16      But Jack additionally relies on the portion of his letter stating the “sale will be as is subject to the taxes for 2000 forward and the assessment.”  He argues that because of the “as is” language, the implication is a quitclaim deed will be used.  The court held that the language did not involve the type of deed, because “as is” refers to property condition only.

17      The court relied on Omernik v. Bushman, 151 Wis. 2d 299, 303, 444 N.W.2d 409 (Ct. App. 1989), where we wrote that an “‘as is’ clause in a real estate contract puts the burden upon a buyer to determine the condition of the property purchased.”  A few years later, we stated again that “[n]ormally, the effect of an ‘as is’ clause is to alert the buyer that he or she must determine the condition of the property being purchased.”  Grube v. Daun, 173 Wis. 2d 30, 59, 496 N.W.2d 106 (Ct.

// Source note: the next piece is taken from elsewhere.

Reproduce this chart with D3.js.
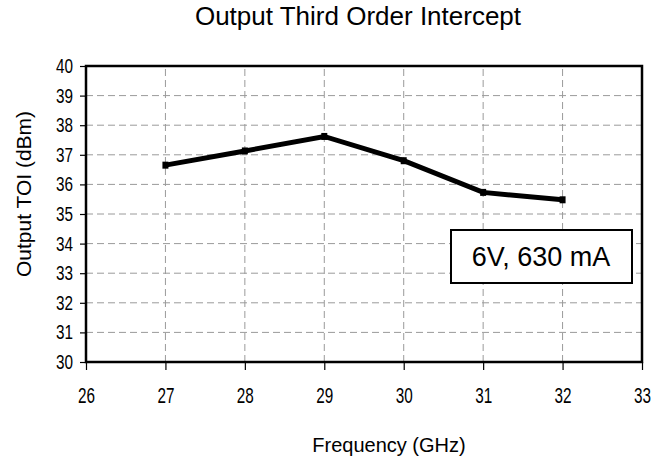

App. 1992).  In other words, “as is” refers to the physical condition of property, not the intangible legal status of a deed.

18      Jack argues that Omernik is distinguishable because the clause in that contract—and, we add, in Grube—refers to “as is condition” whereas the word “condition” does not appear in his letter.  At best, however, this would lead us to conclude the offer is ambiguous.  When a contract is ambiguous, we may look to extrinsic evidence to determine the parties’ intent, and we will construe ambiguities against the drafter.  Seitzinger v. Community Health Network, 2004 WI 28, ¶22, 270 Wis. 2d 1, 676 N.W.2d 426.

19      The court noted that Walter, who had several years’ real estate experience, testified that in all his years, “as is” always referred to the physical condition of the property.  The court also held that a portion of the offer calling for “the same net acre terms as [Jack] received from Henry” did not require a quitclaim deed because it found Walter and Laverne were unaware of the terms of Henry’s sale to Jack.  Finally, the court noted that when the first warranty deed was presented, Jack did not object to the form.  He only objected to Walter’s sons being named grantees and Walter promptly remedied the deed.  Thus, the court inferred as a factual matter that Jack acquiesced to a warranty deed.[4]  Jack does not show how this finding is clearly erroneous.[5]

20      The court properly required Jack to convey the property by warranty deed.  The court found a valid contract, but one that was missing a required term.  Thus, the court supplied the missing term.  It properly required a warranty deed under that term.  The law presumes that when there is no mention of the type of deed to be used, the title must be transferred encumbrance-free, thus implying a warranty deed should be used.  Nothing about the existing contract terms requires use of a quitclaim deed. “As is” either refers to the property’s physical condition only or it is ambiguous.  If we assume it is ambiguous, the extrinsic evidence suggests a warranty deed should be used and, in any event, we construe that section against the drafter, Jack.

            By the Court.—Judgment affirmed.

            This opinion will not be published.  See Wis. Stat. Rule 809.23(1)(b)5.

 


 

 



[1]  All references to the Wisconsin Statutes are to the 2003-04 version unless otherwise noted.

[2]  The element of consideration is undisputed in this case.

[3]  A quitclaim deed is a deed that “conveys a grantor’s complete interest or claim in certain real property but that neither warrants nor professes that the title is valid.”  Black’s Law Dictionary 446 (8th ed. 2004).  By contrast, a warranty deed is a deed “containing one or more covenants of title; esp., a deed that expressly guarantees the grantor’s good, clear title and that contains covenants concerning the quality of title, including … defense of title against all claims.” Id.

[4]  To the extent Jack argues that the “subject to taxes” line requires a quitclaim deed because taxes are liens by operation, the court rejected that argument.  The court stated the matter “was addressed in the papers accompanying the warranty deeds that they had sent to [Jack] … demonstrating that the inclusion of that condition did not necessitate the use of a quitclaim deed.”  On appeal, Jack’s argument is a cursory paragraph, with no legal or record cites to support his claim.  We consider it no further.

[5]  We do not set aside the trial court’s factual findings unless clearly erroneous.  Wis. Stat. § 805.17(2).